Amazon countries, led by Brazil, sign a rainforest pact

The Amazon rainforest plays an important role in regulating the earth’s climate by pulling carbon dioxide out of the atmosphere. PHOTO: NYTIMES

BELEM, Brazil - On Tuesday, the leaders of eight countries that are home to the Amazon River basin agreed to work together to conserve the world’s largest rainforest at a groundbreaking meeting convened by President Luiz Inacio Lula da Silva of Brazil.

The agreement, called the Belem Declaration for the Brazilian city where the meeting was held, provides a road map to stave off the rampant deforestation, caused in large part by industrial agriculture and land-grabbing, that has severely damaged the rainforest and has major implications for the earth’s climate.

The meeting was also expected to yield a separate agreement on Wednesday among other nations with major rainforests – including Congo, the Republic of Congo and Indonesia – to more closely coordinate protecting the ecosystems globally.

The Amazon rainforest is not only a haven of biodiversity but also plays an important role in the fight against climate change because it pulls huge amounts of planet-warming carbon dioxide out of the atmosphere and stores it away. Over the past half-century, around 17 per cent of the forest has been razed and an even bigger share severely degraded.

While the agreement projected symbolic unity, it fell short of the biggest ambitions Mr Lula had hoped to realise.

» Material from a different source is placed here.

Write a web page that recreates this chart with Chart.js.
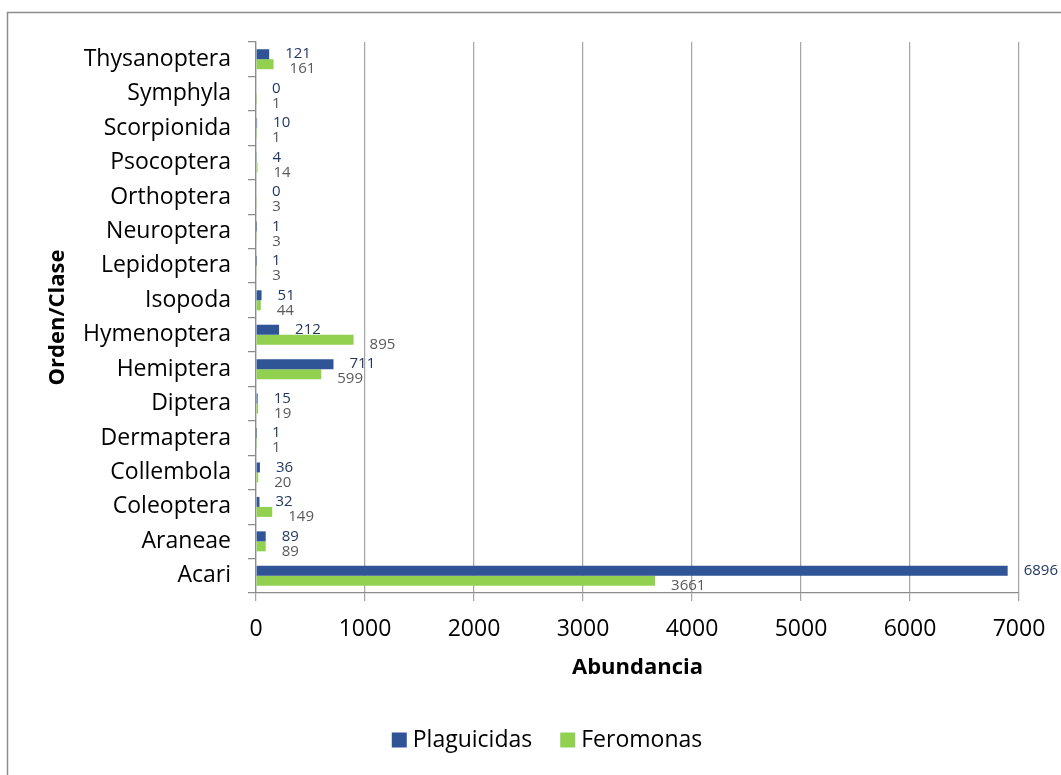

For months before the summit, Mr Lula pushed the leaders of Bolivia and Venezuela to commit to ending deforestation in their countries by 2030, a pledge the six other Amazon basin countries had already made at the global climate summit in Glasgow in 2021. Colombia’s President Gustavo Petro had in turn pushed Mr Lula to match his commitment to ban all oil drilling in the forest, but Brazil still has plans for a huge offshore project at the mouth of the Amazon River.

Neither push succeeded.

The expected announcement on Wednesday of further cooperation among other countries with most of the rest of the world’s rainforests could include efforts to increase access to financing from wealthier nations that would promote sustainable forest use.

The foundation for that agreement was laid in 2022 at COP27, the United Nations-sponsored global climate summit, which was held in Egypt.